NavList:
A Community Devoted to the Preservation and Practice of Celestial Navigation and Other Methods of Traditional Wayfinding
Re: Lunar eclipses and other things
From: Alexandre Eremenko
Date: 2004 Oct 26, 22:04 -0500
From: Alexandre Eremenko
Date: 2004 Oct 26, 22:04 -0500
Lisa, I found a confirmation to you hint that I interpreted as the "rete was engraved with a STEROGRAPHIC projection of the celestial sphere". It is in Cotter's "History of nautical astronomy". So now I understand how the device worked! It was based on the same principle as the "Wulf's grid" which I mentioned once on this list Sun Oct 17 2004 - 00:44:05 EDT Planispheric astrolabia was indeed an instrument combining angle-measuring device, almanac and computer. On its history Cotter writes: "The great Hypparchus is usually credited with the invention of planispheric astrolabe... If, in fact Hypparchus did invent is, the instrument of his invention could have been but a primitive form of the complex astrolabes of a later age.

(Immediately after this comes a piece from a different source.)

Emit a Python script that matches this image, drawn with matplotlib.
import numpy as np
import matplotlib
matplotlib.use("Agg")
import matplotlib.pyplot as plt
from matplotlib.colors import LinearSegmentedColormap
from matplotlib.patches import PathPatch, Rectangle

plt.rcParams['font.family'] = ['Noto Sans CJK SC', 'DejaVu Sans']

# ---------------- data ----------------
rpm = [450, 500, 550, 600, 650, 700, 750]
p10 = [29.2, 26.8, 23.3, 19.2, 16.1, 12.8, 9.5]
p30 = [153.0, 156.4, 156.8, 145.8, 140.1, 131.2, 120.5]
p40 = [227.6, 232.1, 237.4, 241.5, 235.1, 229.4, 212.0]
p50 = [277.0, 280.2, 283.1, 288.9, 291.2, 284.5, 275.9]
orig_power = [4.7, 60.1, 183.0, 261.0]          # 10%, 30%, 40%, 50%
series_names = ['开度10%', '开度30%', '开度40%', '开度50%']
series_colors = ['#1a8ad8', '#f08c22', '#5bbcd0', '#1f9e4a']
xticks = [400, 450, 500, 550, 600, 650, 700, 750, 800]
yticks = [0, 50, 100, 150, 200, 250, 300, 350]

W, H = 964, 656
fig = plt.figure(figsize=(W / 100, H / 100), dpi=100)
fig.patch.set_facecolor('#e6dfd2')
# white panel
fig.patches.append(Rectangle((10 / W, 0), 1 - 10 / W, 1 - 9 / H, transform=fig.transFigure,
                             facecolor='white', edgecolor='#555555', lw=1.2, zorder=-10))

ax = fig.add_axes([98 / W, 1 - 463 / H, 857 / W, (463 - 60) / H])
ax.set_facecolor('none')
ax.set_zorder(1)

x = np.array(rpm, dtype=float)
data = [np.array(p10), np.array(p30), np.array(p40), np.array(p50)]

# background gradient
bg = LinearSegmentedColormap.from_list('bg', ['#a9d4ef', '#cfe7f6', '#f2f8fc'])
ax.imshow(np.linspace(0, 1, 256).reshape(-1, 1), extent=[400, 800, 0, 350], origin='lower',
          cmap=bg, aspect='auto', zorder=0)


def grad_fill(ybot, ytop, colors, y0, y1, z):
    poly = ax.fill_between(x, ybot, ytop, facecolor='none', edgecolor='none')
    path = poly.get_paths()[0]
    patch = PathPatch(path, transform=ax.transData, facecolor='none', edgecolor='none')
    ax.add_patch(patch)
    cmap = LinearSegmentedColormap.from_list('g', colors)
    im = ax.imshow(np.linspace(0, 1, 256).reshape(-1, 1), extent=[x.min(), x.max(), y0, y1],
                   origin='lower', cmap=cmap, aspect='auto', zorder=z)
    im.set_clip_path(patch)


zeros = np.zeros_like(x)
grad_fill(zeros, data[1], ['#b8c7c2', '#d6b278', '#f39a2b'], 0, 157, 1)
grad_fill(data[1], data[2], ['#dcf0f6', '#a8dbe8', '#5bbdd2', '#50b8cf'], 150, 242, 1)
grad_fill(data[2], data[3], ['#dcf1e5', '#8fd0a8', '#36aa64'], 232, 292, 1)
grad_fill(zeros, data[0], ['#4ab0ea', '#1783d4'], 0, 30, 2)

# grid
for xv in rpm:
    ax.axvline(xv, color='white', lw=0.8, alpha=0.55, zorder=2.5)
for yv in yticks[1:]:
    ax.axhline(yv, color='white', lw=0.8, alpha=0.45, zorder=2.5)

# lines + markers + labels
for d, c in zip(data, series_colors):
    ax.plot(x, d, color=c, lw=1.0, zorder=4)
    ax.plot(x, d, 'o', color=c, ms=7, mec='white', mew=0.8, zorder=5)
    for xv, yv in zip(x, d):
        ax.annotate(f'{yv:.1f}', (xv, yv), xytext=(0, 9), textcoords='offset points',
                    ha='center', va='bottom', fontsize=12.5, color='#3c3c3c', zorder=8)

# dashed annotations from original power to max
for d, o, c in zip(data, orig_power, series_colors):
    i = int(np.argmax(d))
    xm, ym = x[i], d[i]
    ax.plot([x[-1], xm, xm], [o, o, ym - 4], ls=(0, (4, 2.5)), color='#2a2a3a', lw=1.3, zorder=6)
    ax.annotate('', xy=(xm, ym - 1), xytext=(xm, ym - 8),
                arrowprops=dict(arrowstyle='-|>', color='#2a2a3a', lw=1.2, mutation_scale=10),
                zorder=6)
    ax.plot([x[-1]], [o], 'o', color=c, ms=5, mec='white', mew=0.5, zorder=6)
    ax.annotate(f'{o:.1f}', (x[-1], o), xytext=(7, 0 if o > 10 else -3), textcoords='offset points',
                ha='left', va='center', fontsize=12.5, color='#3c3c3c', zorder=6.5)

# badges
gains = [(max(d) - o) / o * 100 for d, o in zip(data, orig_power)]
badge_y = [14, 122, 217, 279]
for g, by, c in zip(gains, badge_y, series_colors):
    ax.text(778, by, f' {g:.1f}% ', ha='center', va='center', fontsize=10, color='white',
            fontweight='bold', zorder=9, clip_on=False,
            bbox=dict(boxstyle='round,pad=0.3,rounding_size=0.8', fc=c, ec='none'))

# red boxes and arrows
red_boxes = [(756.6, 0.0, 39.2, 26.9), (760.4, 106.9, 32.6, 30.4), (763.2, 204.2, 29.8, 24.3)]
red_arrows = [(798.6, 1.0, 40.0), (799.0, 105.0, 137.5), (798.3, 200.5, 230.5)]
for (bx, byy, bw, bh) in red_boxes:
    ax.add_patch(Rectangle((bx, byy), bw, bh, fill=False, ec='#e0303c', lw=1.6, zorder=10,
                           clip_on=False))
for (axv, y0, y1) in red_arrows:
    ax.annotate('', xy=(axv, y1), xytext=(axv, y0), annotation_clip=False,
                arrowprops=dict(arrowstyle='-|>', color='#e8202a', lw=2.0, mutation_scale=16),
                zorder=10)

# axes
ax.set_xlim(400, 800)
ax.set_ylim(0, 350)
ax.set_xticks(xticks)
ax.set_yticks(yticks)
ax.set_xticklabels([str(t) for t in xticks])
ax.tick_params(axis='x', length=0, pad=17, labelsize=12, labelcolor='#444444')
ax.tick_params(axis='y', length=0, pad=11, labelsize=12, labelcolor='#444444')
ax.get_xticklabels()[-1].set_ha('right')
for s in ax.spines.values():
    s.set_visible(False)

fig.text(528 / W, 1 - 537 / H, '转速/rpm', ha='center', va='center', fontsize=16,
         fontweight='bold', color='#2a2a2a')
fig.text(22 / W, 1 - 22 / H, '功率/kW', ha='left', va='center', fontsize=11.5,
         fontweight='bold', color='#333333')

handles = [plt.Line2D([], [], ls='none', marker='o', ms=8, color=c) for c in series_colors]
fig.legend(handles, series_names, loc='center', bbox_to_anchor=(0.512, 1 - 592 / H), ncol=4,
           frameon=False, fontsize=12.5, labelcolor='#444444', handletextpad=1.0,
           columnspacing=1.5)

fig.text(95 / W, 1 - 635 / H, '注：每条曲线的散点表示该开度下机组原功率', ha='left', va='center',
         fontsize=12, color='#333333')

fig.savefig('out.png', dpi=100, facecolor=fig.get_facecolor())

It is to the astronomers of India, Persia and Arabia that honor is due for the perfecting of the planispheric astrolabe". In this account he apparently misses the period when Theon and his daughter Hippatia worked. (This was a relatively short period of aborted renaissance of science in Alexandria that followed the decline caused by the Roman invasion, and ended soon after Hippatia's death, with the coming of the Dark Age, when practice of science was completely interrupted in the West). Then he explains that this instrument was not for navigation but an "astronomer's piece". And the mariner's astrolabe was a much simplified instrument designed to take altitudes only. Alex.